The night Keegan put Winning first

KEVIN Keegan's return to Newcastle reminds the indomitable Allan Morton of the night that KK agreed to do a question and answer session at Esh Winning FC.

All seemed well until it was discovered that a major awards dinner was to be held the same night, and that Keegan - in his first managerial incarnation - would be named sports personality of the year.

"We thought he'd just get his secretary to tell us he couldn't come, but he said that we'd asked first so that's where he'd be," says Allan, an Esh Winning official for 40 years.

He was accompanied by Michael Rochford, Newcastle's lord mayor at the time and himself an Esh Winning lad.

Half the proceeds went to the club, half to the lord mayor's appeal for cot death research "It might have been a bit posher at the awards dinner but Kevin had time for everyone, he was absolutely brilliant," says Allan. "The man's an absolute gentleman."

VOLUNTARILY exiled Quakers fan Richard Jones is back in Tenerife after spending Christmas back in Darlington - a period in which he saw his team play three, lose two and draw the other. They'd won the previous three games and they've won the three since he went back. "I'm staying here," says Richard, "until promotion's guaranteed."

REPORTING Consett's FA Vase visit to Poole - that yachtsman's paradise on the English Riviera - Tuesday's column told how, no matter how affluent the locals, some still watched through the skylight rather than pay a measly £5 admission.

Denise Haworth's picture tells the story better. Poole's gold, perhaps that's why they're so well off.

We also noted that one of Poole's bookstores was unsuccessfully trying to shift great piles of former Darlington FC chairman George Reynolds's autobiography at just £2 a time.

Alan Wilks in Chilton reckons he bought a similarly inexpensive copy at the Cornmill centre in Darlington, but that he hasn't yet started it. "I want to finish the one I'm on with first.

It's called The Cowboy Way."

ALF Hutchinson, a good friend of these columns, seeks help in recruiting new blood for Cockerton Cricket Club, whose indoor nets begin at Carmel College, Darlington, on Sunday.

Now marking its 115th year - the centenary match in 1993 was against a Durham County side that included Wayne Larkins, Graeme Fowler, Simon Brown and Anderson Cummins - the club has waned a little of late.

Any who feel capable of playing at Darlington and District A or C division level - or, of course, higher - is asked to contact club chairman Terry Simpson on 01325 243230 or secretary Dave Carroll on 01325 240425.

STIRRED from his hibernation by recent memories of the Durham police football team, Hails of Hartlepool reports the funeral last week of 84-year-old Stan Wilde - known as Stash - who'd played for the polliss 60 years ago.

The team also included Jock Heward who, more happily, still meets Ron Hails on the bowling green.

Ron further reports the passing, at 88, of Tommy Lumby, a "fearsome" left arm fast bowler for Seaton Carew and not much slower on the green.

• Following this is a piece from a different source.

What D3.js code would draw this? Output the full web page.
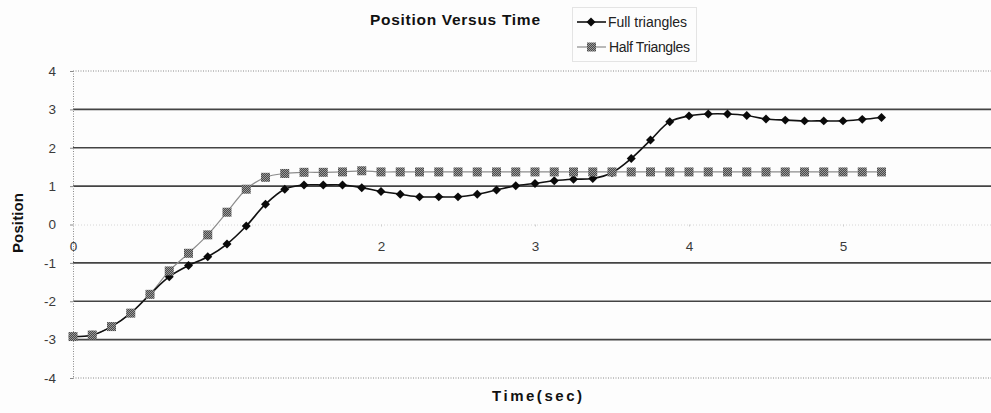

We also hear of the death of David Branson, aged 65, a Norton cricketer who made five Durham County appearances - 139 runs, six wickets - between 1964-67. He had long lived in Holland.

OVERSTEPPING the mark, as always, the February issue of the Arngrove Northern League magazine reproduces the old joke - in turn filched from the Brandon United programme - of the mother superior announcing to her nuns that they had a case of gonorrhoea at the convent.

"Thank God," says an elderly sister at the back, "I'm so tried of chardonnay."

...AND FINALLY

THE feat common to the careers of both Fabrizio Ravanelli at Middlesbrough and Malcolm Macdonald at Newcastle United (Backtrack, January 22) was that both scored a hat-trick against Liverpool on their debut.

That he was at both matches may help explain why Ralph Petitjean in Ferryhill was first to know.

Since it's cricket weather, as he wryly observes, Alf Hutchinson in Darlington today invites readers to name the four different players who captained England in a five-Test series against the West Indies in the summer of 1988.

Leading from the back, the column returns on Tuesday.